Fellow Spotlight: Trinitee Tatum
People & Community
Introducing Trinitee Tatum, 2025-26 Makeba Clay Fellow.
Tell us about yourself.
My name is Trinitee Tatum, and I am a senior undergraduate student at the University of Maryland, College Park, double majoring in Art History and American Studies. My research interests center on contemporary Black art and religious visual culture. I previously interned at the David C. Driskell Center and also work as a docent at a gallery on campus. When I’m not working, studying, or organizing events on campus, I enjoy watching movies with my friends and going down Wikipedia rabbit holes. (Did you know there was a basketball team in Washington, DC, in the 1920s called the Washington Palace Five, nicknamed the Laundrymen because they were sponsored by a chain of laundries?)
What brought you to museum work/the Phillips/the arts.
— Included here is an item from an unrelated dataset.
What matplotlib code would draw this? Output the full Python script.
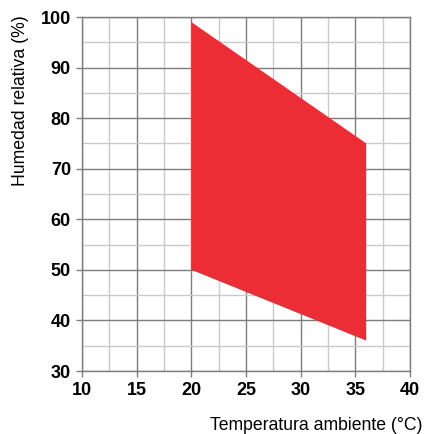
import matplotlib
matplotlib.use("Agg")
import matplotlib.pyplot as plt
from matplotlib.ticker import MultipleLocator

# Data: polygon of operating region (temperature °C, relative humidity %)
temp = [20, 36, 36, 20]
humidity = [99, 75, 36, 50]

xticks = [10, 15, 20, 25, 30, 35, 40]
yticks = [30, 40, 50, 60, 70, 80, 90, 100]

plt.rcParams['font.family'] = ['Liberation Sans', 'DejaVu Sans']

fig = plt.figure(figsize=(4.25, 4.34), dpi=100)
ax = fig.add_axes([82/425, 1-371/434, (410-82)/425, (371-17)/434])

ax.fill(temp, humidity, color='#ED2D35', lw=0, zorder=3)

ax.set_xlim(10, 40)
ax.set_ylim(30, 100)
ax.set_xticks(xticks)
ax.set_yticks(yticks)
ax.xaxis.set_minor_locator(MultipleLocator(2.5))
ax.yaxis.set_minor_locator(MultipleLocator(5))
ax.grid(which='minor', color='#c9cad0', lw=1.0, zorder=1)
ax.grid(which='major', color='#7d7d7d', lw=1.0, zorder=2)
ax.set_axisbelow(True)
for s in ax.spines.values():
    s.set_color('#7d7d7d')
    s.set_linewidth(1.0)
ax.tick_params(which='minor', length=0)
ax.tick_params(which='major', length=4, width=1, color='#7d7d7d', pad=4,
               labelsize=13)
for lab in ax.get_xticklabels() + ax.get_yticklabels():
    lab.set_fontweight('bold')

fig.text(12/425, 1-15/434, 'Humedad relativa (%)', rotation=90, ha='left', va='top',
         fontsize=12.7)
fig.text(422/425, 1-417/434, 'Temperatura ambiente (°C)', ha='right', va='top',
         fontsize=12.7)

fig.savefig('out.png', dpi=100)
For as long as I can remember, I have loved making art. As a kid, I would watch my sister draw and try to copy her. I studied graphic design for several years before realizing that I enjoyed talking about art more than making it. Even so, artmaking has always been closely connected, for me, to museums and galleries—one of my first jobs in high school was as a graphic designer at the Prince George’s African American Museum and Cultural Center. Growing up in Maryland, I spent a great deal of time visiting museums in Baltimore and Washington, DC, but as a young Black girl, I often struggled to find myself reflected in these spaces and in the work on display. As I have gotten older, I know understand that the power is within me to be the change I wanted to see in the arts. This is the motivation that got me into doing the work I do now at the Phillips.
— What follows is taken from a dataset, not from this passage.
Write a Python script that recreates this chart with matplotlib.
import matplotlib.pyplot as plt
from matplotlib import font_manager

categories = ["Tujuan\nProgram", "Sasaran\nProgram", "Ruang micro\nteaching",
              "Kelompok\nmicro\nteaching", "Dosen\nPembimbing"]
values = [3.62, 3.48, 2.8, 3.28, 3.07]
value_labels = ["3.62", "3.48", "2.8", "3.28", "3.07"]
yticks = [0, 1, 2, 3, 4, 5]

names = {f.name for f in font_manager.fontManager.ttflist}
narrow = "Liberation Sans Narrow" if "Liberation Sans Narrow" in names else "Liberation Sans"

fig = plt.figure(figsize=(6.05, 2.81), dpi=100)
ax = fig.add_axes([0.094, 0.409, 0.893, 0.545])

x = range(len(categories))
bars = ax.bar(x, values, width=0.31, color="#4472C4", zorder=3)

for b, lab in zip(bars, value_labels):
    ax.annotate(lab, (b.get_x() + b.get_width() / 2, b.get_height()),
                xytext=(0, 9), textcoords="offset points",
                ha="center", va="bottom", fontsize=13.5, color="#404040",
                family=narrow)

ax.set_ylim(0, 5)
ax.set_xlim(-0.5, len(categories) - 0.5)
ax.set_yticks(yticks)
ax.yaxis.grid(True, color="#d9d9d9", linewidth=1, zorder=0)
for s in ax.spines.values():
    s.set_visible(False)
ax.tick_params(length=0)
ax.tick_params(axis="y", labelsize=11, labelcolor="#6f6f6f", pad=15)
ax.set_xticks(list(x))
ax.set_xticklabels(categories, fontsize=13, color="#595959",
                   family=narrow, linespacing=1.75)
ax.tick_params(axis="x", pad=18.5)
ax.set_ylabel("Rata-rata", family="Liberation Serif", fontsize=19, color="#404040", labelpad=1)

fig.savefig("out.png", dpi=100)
What have you been working on / what will you be working on?
One of the main things I have been working on is the Institutional History Project (IHP), a project launched in 2021 to critically examine The Phillips Collection’s history and identity. Building on the work of my predecessors Sophie Bennett and Elizabeth Chung, I have been researching the demographics of the artists in our permanent collection beginning in the year 2000. I investigate these artists’ race, ethnicity, gender, disability status, sexual orientation, and nationality, drawing primarily from secondary sources. I synthesize and present this information to both internal and public audiences, including sharing my findings with the Board of Trustees. This work is essential in identifying blind spots and gaps in collecting practices as we strive to make everyone feel seen and represented in The Phillips Collection.
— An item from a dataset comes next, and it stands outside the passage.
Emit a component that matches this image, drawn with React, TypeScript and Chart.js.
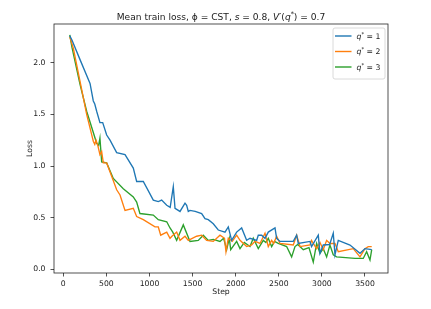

In December, I also had the privilege of co-presenting on art and bias with Dr. Yuma Tomes as part of the Phillips’s Diversity Intergroup Dialogue Series (DIDS). This presentation used art as a framework for examining how our judgments and perceptions shape the ways we see ourselves and others. My favorite part was leading visual analysis exercises using works from the Out of Many: Reframing an American Art Collection exhibition, encouraging participants to reflect on and challenge their own preconceived notions. This opportunity allowed me to see the tangible impact of my research and participate in meaningful change from within the institution.